Bonar early entered the excise office, but became noted as a scholar. He was a member of the Speculative Society of Edinburgh University, admitted 9 December 1777, and elected an extraordinary member on 24 December 1781, and was for several years treasurer of the Royal Society of Edinburgh. He was one of the original promoters of the Astronomical Institution, and one of the founders of the Edinburgh Subscription Library in 1794.

In March 1788 it was Bonar who discovered Deacon Brodie robbing the excise office where he worked, at Chessel's Court on the Canongate (still extant).

From 1800 he was living at Paterson's Court in the Broughton district of Edinburgh. Paterson's Court lay next to Broughton market at the west end of what is now Barony Street.

In 1798 he was elected a Fellow of the Royal Society of Edinburgh and served as its treasurer from 1798 to 1821.

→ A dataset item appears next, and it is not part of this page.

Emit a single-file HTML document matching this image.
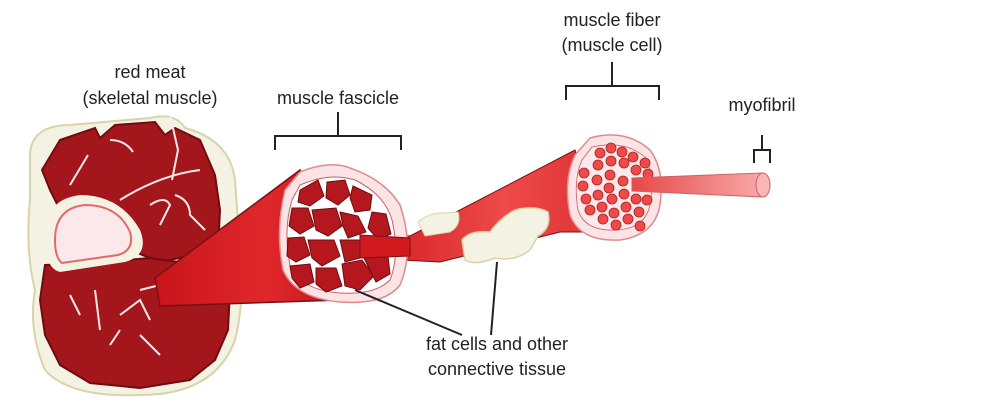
<!DOCTYPE html>
<html><head><meta charset="utf-8"><style>
html,body{margin:0;padding:0;background:#fff;}
svg{display:block;}
text{font-family:"Liberation Sans",sans-serif;font-size:18px;fill:#222;}
</style></head><body>
<svg width="986" height="409" viewBox="0 0 986 409" xmlns="http://www.w3.org/2000/svg">
<defs>
<linearGradient id="g1" x1="0" y1="0" x2="1" y2="0">
<stop offset="0" stop-color="#c8141a"/><stop offset="0.6" stop-color="#e0282c"/><stop offset="1" stop-color="#c8141a"/></linearGradient>
<linearGradient id="g2" x1="0" y1="0" x2="1" y2="0">
<stop offset="0" stop-color="#d01a1e"/><stop offset="0.6" stop-color="#ee4a4a"/><stop offset="1" stop-color="#dd3333"/></linearGradient>
<linearGradient id="g3" x1="0" y1="0" x2="1" y2="0">
<stop offset="0" stop-color="#e84848"/><stop offset="1" stop-color="#f7a8a8"/></linearGradient>
</defs>

<!-- meat -->
<path d="M30,160 Q28,125 70,125 L150,118 Q175,112 185,128 Q230,140 235,180 L240,250 Q245,300 235,340 Q215,395 140,395 Q70,398 45,370 Q28,330 35,290 Q25,250 30,200 Z" fill="#f4f2e2" stroke="#d7d4ab" stroke-width="2"/>
<path d="M42,170 L60,140 L95,128 L100,138 L115,125 L155,122 L165,135 L175,128 L200,140 L215,175 L220,210 L218,250 L160,262 L130,250 L100,225 L60,210 L50,190 Z" fill="#a3161c" stroke="#6e0c10" stroke-width="2"/>
<path d="M45,265 L100,262 L150,258 L200,265 L230,290 L228,330 L215,360 L190,380 L140,388 L90,383 L60,365 L45,335 L40,300 Z" fill="#a3161c" stroke="#6e0c10" stroke-width="2"/>
<path d="M45,240 Q42,200 80,195 Q120,195 140,230 Q150,255 125,262 L60,272 Q45,268 45,240 Z" fill="#f4f2e2"/>
<path d="M55,240 Q55,208 85,205 Q118,205 130,232 Q135,250 118,255 L62,263 Q55,258 55,240 Z" fill="#fbe8ea" stroke="#e06a6a" stroke-width="2"/>
<g stroke="#fbe8ea" stroke-width="2" fill="none">
<path d="M70,185 L88,155"/><path d="M110,140 Q125,140 133,152"/><path d="M120,200 Q160,175 200,170"/>
<path d="M150,205 Q165,195 170,205 L160,225"/><path d="M175,195 Q190,200 190,215 L205,230"/>
<path d="M70,295 L80,315 M95,290 L100,330 M120,315 L140,300 L150,320 M110,345 L120,330 M140,335 L160,355 M140,290 L160,285"/>
<path d="M170,115 L178,150 L172,180"/>
</g>

<!-- fascicle cylinder -->
<path d="M155,278 L300,170 L340,290 L340,300 L160,306 Z" fill="url(#g1)" stroke="#7a1014" stroke-width="1.5"/>
<!-- fiber strand -->
<path d="M360,232 L410,236 L575,150 L600,232 L560,232 L440,262 L360,258 Z" fill="url(#g2)" stroke="#7a1014" stroke-width="1"/>
<!-- fat blobs -->
<path d="M418,222 Q430,212 445,213 L458,212 Q462,225 450,232 L425,236 Z" fill="#f4f2e2" stroke="#d7d4ab"/>
<path d="M462,240 Q470,230 490,232 Q500,218 515,210 Q535,205 548,212 Q552,228 538,236 L530,250 Q515,262 495,258 Q475,266 465,260 Z" fill="#f4f2e2" stroke="#d7d4ab" stroke-width="1.5"/>

<!-- fascicle cross-section -->
<path d="M300,172 Q330,160 350,168 Q385,180 400,205 Q415,250 400,285 Q385,305 340,302 Q295,298 283,270 Q275,230 285,190 Z" fill="#fbe3e6" stroke="#e08a8a" stroke-width="1.5"/>
<path d="M300,185 Q330,172 355,180 Q385,195 392,220 Q400,255 390,280 Q375,295 340,293 Q300,290 290,265 Q283,230 292,200 Z" fill="#fff" stroke="#c86060"/>
<g fill="#b5171e" stroke="#6e0c10" stroke-width="1">
<polygon points="300,190 318,180 324,196 310,206 298,202"/>
<polygon points="327,182 345,180 350,195 338,205 326,198"/>
<polygon points="353,186 372,195 370,210 355,212 350,198"/>
<polygon points="292,208 308,208 314,226 300,234 289,226"/>
<polygon points="312,210 336,208 342,226 328,236 316,230"/>
<polygon points="340,212 358,216 366,232 348,238 343,226"/>
<polygon points="372,212 386,214 391,234 378,240 368,228"/>
<polygon points="288,238 304,237 310,255 296,262 287,256"/>
<polygon points="308,240 334,240 340,256 322,266 312,258"/>
<polygon points="340,240 360,240 360,258 345,262"/>
<polygon points="290,266 310,264 314,282 300,288 292,278"/>
<polygon points="316,268 336,268 342,286 326,292 316,284"/>
<polygon points="342,264 362,260 374,276 360,290 345,286"/>
<polygon points="364,258 388,256 390,274 376,282"/>
</g>
<path d="M360,235 L410,238 L410,256 L360,258 Z" fill="#d01a1e" stroke="#7a1014"/>

<!-- fiber cross-section -->
<path d="M590,138 Q625,128 650,150 Q665,170 660,205 Q655,235 620,240 Q580,242 570,215 Q563,180 575,155 Z" fill="#fbe3e6" stroke="#e08a8a" stroke-width="1.5"/>
<path d="M592,147 Q625,140 645,157 Q655,175 650,205 Q645,228 618,230 Q585,232 578,210 Q573,180 582,160 Z" fill="#fce9ec" stroke="#c86060" stroke-width="0.8"/>
<g fill="#ee4a4a" stroke="#b02020" stroke-width="0.8">
<circle cx="600" cy="153" r="5"/><circle cx="611" cy="148" r="5"/><circle cx="622" cy="152" r="5"/><circle cx="633" cy="157" r="5"/><circle cx="645" cy="163" r="5"/>
<circle cx="598" cy="165" r="5"/><circle cx="611" cy="161" r="5"/><circle cx="624" cy="163" r="5"/><circle cx="636" cy="170" r="5"/><circle cx="648" cy="174" r="5"/>
<circle cx="584" cy="173" r="5"/><circle cx="597" cy="180" r="5"/><circle cx="610" cy="175" r="5"/><circle cx="623" cy="181" r="5"/>
<circle cx="583" cy="186" r="5"/><circle cx="609" cy="188" r="5"/>
<circle cx="586" cy="199" r="5"/><circle cx="598" cy="195" r="5"/><circle cx="612" cy="199" r="5"/><circle cx="624" cy="194" r="5"/><circle cx="636" cy="199" r="5"/><circle cx="647" cy="200" r="5"/>
<circle cx="590" cy="210" r="5"/><circle cx="602" cy="207" r="5"/><circle cx="614" cy="213" r="5"/><circle cx="626" cy="207" r="5"/><circle cx="639" cy="212" r="5"/>
<circle cx="603" cy="219" r="5"/><circle cx="616" cy="225" r="5"/><circle cx="628" cy="219" r="5"/><circle cx="640" cy="226" r="5"/>
</g>
<!-- myofibril -->
<path d="M632,178 L762,173 L762,197 L632,191 Z" fill="url(#g3)" stroke="#d06060" stroke-width="1"/>
<ellipse cx="763" cy="185" rx="7" ry="12" fill="#f9b8b8" stroke="#d06060"/>

<!-- brackets -->
<g stroke="#222" stroke-width="2" fill="none">
<path d="M275,150 L275,136 L401,136 L401,150 M338,136 L338,112"/>
<path d="M566,100 L566,86 L659,86 L659,100 M612,86 L612,62"/>
<path d="M754,163 L754,150 L770,150 L770,163 M762,150 L762,135"/>
<path d="M355,290 L462,335"/><path d="M497,262 L491,335"/>
</g>

<text x="150" y="78" text-anchor="middle">red meat</text>
<text x="150" y="104" text-anchor="middle">(skeletal muscle)</text>
<text x="338" y="104" text-anchor="middle">muscle fascicle</text>
<text x="612" y="26" text-anchor="middle">muscle fiber</text>
<text x="612" y="51" text-anchor="middle">(muscle cell)</text>
<text x="762" y="111" text-anchor="middle">myofibril</text>
<text x="497" y="350" text-anchor="middle">fat cells and other</text>
<text x="497" y="375" text-anchor="middle">connective tissue</text>
</svg>
</body></html>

Bonar died in his house in Broughton on 25 March 1821. He is buried in Canongate Kirkyard on the Royal Mile in Edinburgh. The grave lies in the north-west corner of the eastern extension. Most of his children and grandchildren lie nearby.

==Works==
Bonar was author of the article on "Posts" in the Encyclopædia Britannica of 1794, and the articles on "Alphabet Characters", "Etymology", "Excise", "Hieroglyphics", &c., in the Edinburgh Encyclopædia 1808–18. He wrote also ‘Disquisition on the Origin and Radical Sense of the Greek Prepositions,’ 1804.

Bonar edited the new edition of Ewing's Greek Grammar, and contributed articles to the Edinburgh Magazine, Missionary Magazine, and Scottish Register, 1790–5. He published an English edition of Holbein's Dance of Death, 1788, and wrote the memoir of his brother Archibald Bonar in the second volume of his sermons.

==Family==
In March 1797 he married Marjory Pyott Maitland and they had five sons and three daughters.

His sons included James Bonar, Horatius Bonar and Andrew Bonar all leading figures in the Free Church of Scotland.